Jaime Poncela
Cuanto más se sabe del asesinato de Isabel Carrasco, más claro queda que 
nada tiene que ver con la política y menos aún con ninguna clase de 
protestas ciudadanas, escraches o manifestaciones. La pura verdad, no la
 de los estrategas de campaña y argumentario, ni la de los tertulianos a
 sueldo y a cuchillo, pone las cosas en su sitio. Como siempre. La 
conclusión es que hay crímenes a secas, crímenes sin más objetivo que el
 de hacer daño, por venganza, por despecho, por matar. No hay tras de 
ellos más que la idea de la muerte ajena como origen y destino. La 
muerte es el bucle que mueve al matarife, y nada más. Pese a que esta es
 una verdad tan vieja como Caín y Abel los descerebrados de una y otra 
orilla del manicomio español han tratado y tratan de arrimar el ascua 
del muerto a su sardina; son personajes tan siniestros como las dos 
pistoleras que mataron a la presidenta del PP de León. Lo son quienes 
han tratado de usar este crimen de pliego de cordel como una causa 
general contra la libertad de expresión, y lo son quienes aprovechan 
para desfogar a coces lo que no saben defender dando la cara o el voto. 

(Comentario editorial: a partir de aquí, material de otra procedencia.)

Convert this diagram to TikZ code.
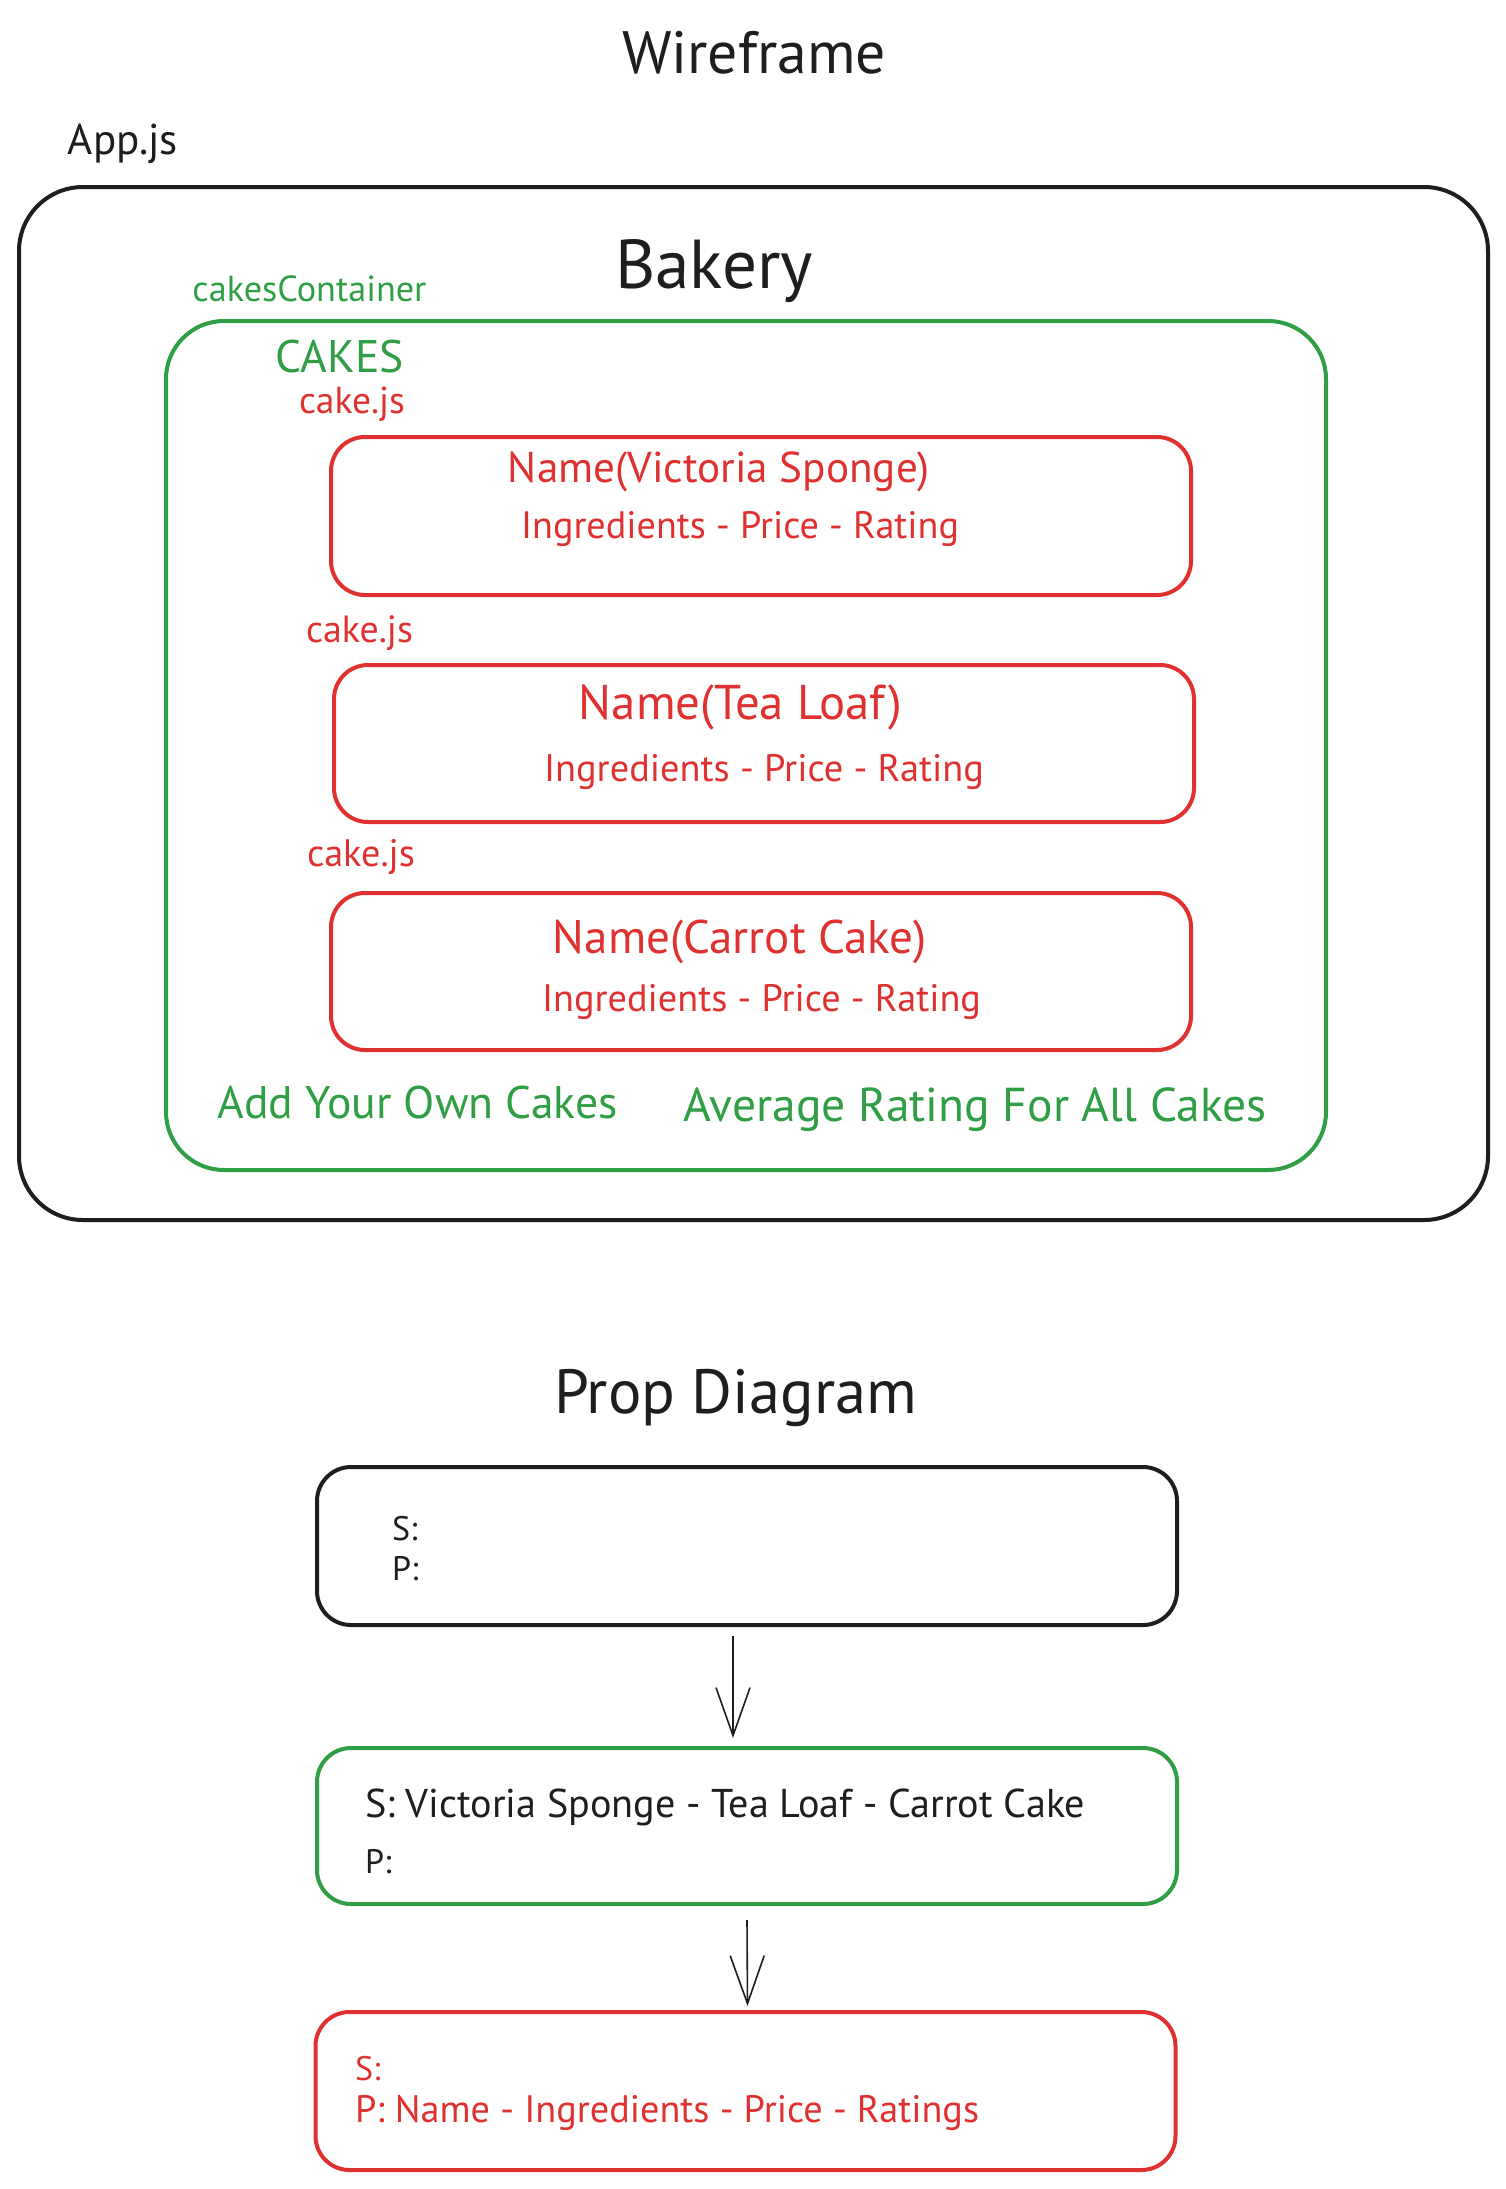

Lo que pasa es que la muerte es una materia prima muy barata y modelable
 con la que los españoles llevamos trabajando a destajo desde hace 
tantos años que ya no vamos a ser capaces de cambiar. Vivimos sobre un 
sustrato histórico y social lleno de muertos en las cunetas, de 
delatores anónimos, de inquisidores de todos los colores y pelajes, y de
 carroñeros con muchos reflejos que ven en cualquier cadáver una buena 
excusa para alimentar la bilis propia y ajena. Llevamos la muerte en el 
ADN y acudimos a su llamada por instinto de manada. Somos tan excesivos 
en las loas a los muertos como en el uso partidario que hacemos de la 
memoria de algunos, o de las masas encefálicas que su asesino les 
desparrama por la calle. No hay remedio.